# DIRECTIVE
Look through the data below and report how many lines include "matplotlib". Only the number should be given.

# MATERIAL PROVIDED
#####
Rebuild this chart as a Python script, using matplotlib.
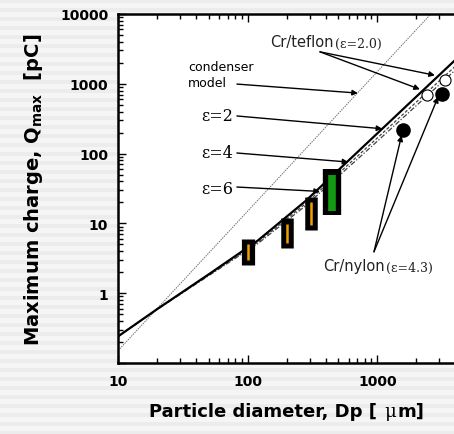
import numpy as np
import matplotlib
matplotlib.use('Agg')
import matplotlib.pyplot as plt
from matplotlib.ticker import FixedLocator, FixedFormatter, LogLocator, NullFormatter
from matplotlib.offsetbox import TextArea, HPacker, AnnotationBbox

# ---------------- data ----------------
curve_D = [10, 20, 50, 120, 280, 900, 3900, 6300]
q_eps2 = [0.24, 0.59, 1.86, 5.7, 21, 162, 2110, 4900]
q_eps4 = [0.24, 0.59, 1.82, 5.38, 19.2, 140, 1716, 3890]
q_eps6 = [0.24, 0.583, 1.78, 5.14, 17.9, 126, 1511, 3430]
cond_D = [10, 2600]
cond_Q = [0.15, 10100]

box_D = [100, 200, 310, 450]
box_lo = [2.55, 4.4, 8.1, 13.0]
box_hi = [6.0, 11.9, 23.8, 60.7]
bar_lo = [3.0, 5.3, 9.6, 15.3]
bar_hi = [5.1, 9.9, 20.2, 50.0]
bar_colors = ['#eea000', '#eea000', '#eea000', '#139a13']

teflon_D = [2410, 3320]
teflon_Q = [700, 1150]
nylon_D = [1575, 3180]
nylon_Q = [220, 723]

xticks = [10, 100, 1000, 10000]
xticklabels = ['10', '100', '1000', '']
yticks = [0.1, 1, 10, 100, 1000, 10000]
yticklabels = ['', '1', '10', '100', '1000', '10000']

# ---------------- figure ----------------
W, H = 454, 435
fig = plt.figure(figsize=(W / 100, H / 100), dpi=100)

# striped background
rows = np.arange(H)
vals = np.where((rows % 9) < 4, 0.925, 0.958)
bg = fig.add_axes([0, 0, 1, 1], zorder=-10)
bg.imshow(np.tile(vals[:, None], (1, 4)), aspect='auto', cmap='gray', vmin=0, vmax=1,
          interpolation='nearest')
bg.axis('off')

ax = fig.add_axes([118 / W, 71 / H, 389 / W, 349 / H])
ax.set_facecolor('white')
ax.set_xscale('log')
ax.set_yscale('log')
ax.set_xlim(10, 10000)
ax.set_ylim(0.1, 10000)

for s in ax.spines.values():
    s.set_linewidth(1.8)

ax.xaxis.set_major_locator(FixedLocator(xticks))
ax.xaxis.set_major_formatter(FixedFormatter(xticklabels))
ax.yaxis.set_major_locator(FixedLocator(yticks))
ax.yaxis.set_major_formatter(FixedFormatter(yticklabels))
ax.xaxis.set_minor_locator(LogLocator(base=10, subs=np.arange(2, 10)))
ax.yaxis.set_minor_locator(LogLocator(base=10, subs=np.arange(2, 10)))
ax.xaxis.set_minor_formatter(NullFormatter())
ax.yaxis.set_minor_formatter(NullFormatter())
ax.tick_params(which='both', direction='in', top=True, right=True, width=1)
ax.tick_params(which='major', length=6)
ax.tick_params(which='minor', length=3.5)
ax.tick_params(axis='x', pad=8)
ax.tick_params(axis='y', pad=7)
for lab in ax.get_xticklabels() + ax.get_yticklabels():
    lab.set_fontfamily('DejaVu Sans')
    lab.set_fontweight('bold')
    lab.set_fontsize(10)

# model curves
ax.plot(cond_D, cond_Q, color='#707070', lw=0.7, ls=(0, (1.5, 1)), zorder=2)
ax.plot(curve_D, q_eps6, color='#444444', lw=0.9, ls=(0, (4, 1.5, 1, 1.5)), zorder=2)
ax.plot(curve_D, q_eps4, color='#444444', lw=0.9, ls=(0, (2.5, 1.5)), zorder=2)
ax.plot(curve_D, q_eps2, color='black', lw=1.6, zorder=3)

# measured ranges
outer_w = [9.5, 9.0, 9.0, 13.2]
inner_w = [1.8, 1.8, 1.8, 5.5]
for i in range(len(box_D)):
    lc = ax.vlines(box_D[i], box_lo[i], box_hi[i], colors='black', lw=outer_w[i], zorder=5)
    lc.set_capstyle('butt')
    lc2 = ax.vlines(box_D[i], bar_lo[i], bar_hi[i], colors=bar_colors[i], lw=inner_w[i], zorder=6)
    lc2.set_capstyle('butt')

# markers
ax.plot(teflon_D, teflon_Q, 'o', ms=8, mfc='white', mec='black', mew=0.8, zorder=7)
ax.plot(nylon_D, nylon_Q, 'o', ms=9.5, mfc='black', mec='black', zorder=7)

# arrows (data coords)
ap = dict(arrowstyle='-|>', lw=1.0, color='black', mutation_scale=8, shrinkA=0, shrinkB=0)
arrows = [
    ((82.6, 991), (708, 736)),
    ((82.6, 346), (1091, 227)),
    ((82.6, 102), (597, 75.7)),
    ((82.6, 33.2), (361, 28.7)),
    ((361, 2870), (2780, 1325)),
    ((361, 2870), (2130, 834)),
    ((942, 3.92), (1538, 182)),
    ((942, 3.92), (2944, 649)),
]
for start, tip in arrows:
    ax.annotate('', xy=tip, xytext=start, xycoords='data', textcoords='data',
                arrowprops=ap, zorder=8, annotation_clip=False)

# labels
def fp(x, y):
    return (x, H - y)

ax.annotate('condenser\nmodel', xy=fp(188, 76), xycoords='figure pixels', ha='left',
            va='center', fontsize=9, family='DejaVu Sans', linespacing=1.3)
for txt, y in [('ε=2', 117), ('ε=4', 154), ('ε=6', 190)]:
    ax.annotate(txt, xy=fp(233, y), xycoords='figure pixels', ha='right', va='center',
                fontsize=11.5, family='DejaVu Serif')


def mixed(parts, xy, align=(0, 0.5)):
    areas = [TextArea(t, textprops=p) for t, p in parts]
    pack = HPacker(children=areas, align='baseline', pad=0, sep=1)
    ab = AnnotationBbox(pack, xy, xycoords='figure pixels', box_alignment=align,
                        frameon=False, pad=0)
    fig.add_artist(ab)


sans = dict(family='DejaVu Sans', size=10.5, color='#222222')
serif = dict(family='DejaVu Serif', size=9, color='#222222')
mixed([('Cr/teflon', sans), ('(ε=2.0)', serif)], fp(270, 43))
mixed([('Cr/nylon', sans), ('(ε=4.3)', serif)], fp(323, 267))

bold = dict(family='DejaVu Sans', size=13, weight='bold')
mixed([('Particle diameter, Dp [ ', bold), ('μ', dict(family='DejaVu Serif', size=13)),
       ('m]', bold)], fp(287, 412), align=(0.5, 0.5))

fig.text(34 / W, 1 - 190 / H, r'Maximum charge, Q$_{\mathbf{max}}$  [pC]', rotation=90,
         ha='center', va='center', fontsize=14, fontweight='bold', family='DejaVu Sans')

fig.savefig('out.png', dpi=100)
#####
# EXERCISE ANSWER
6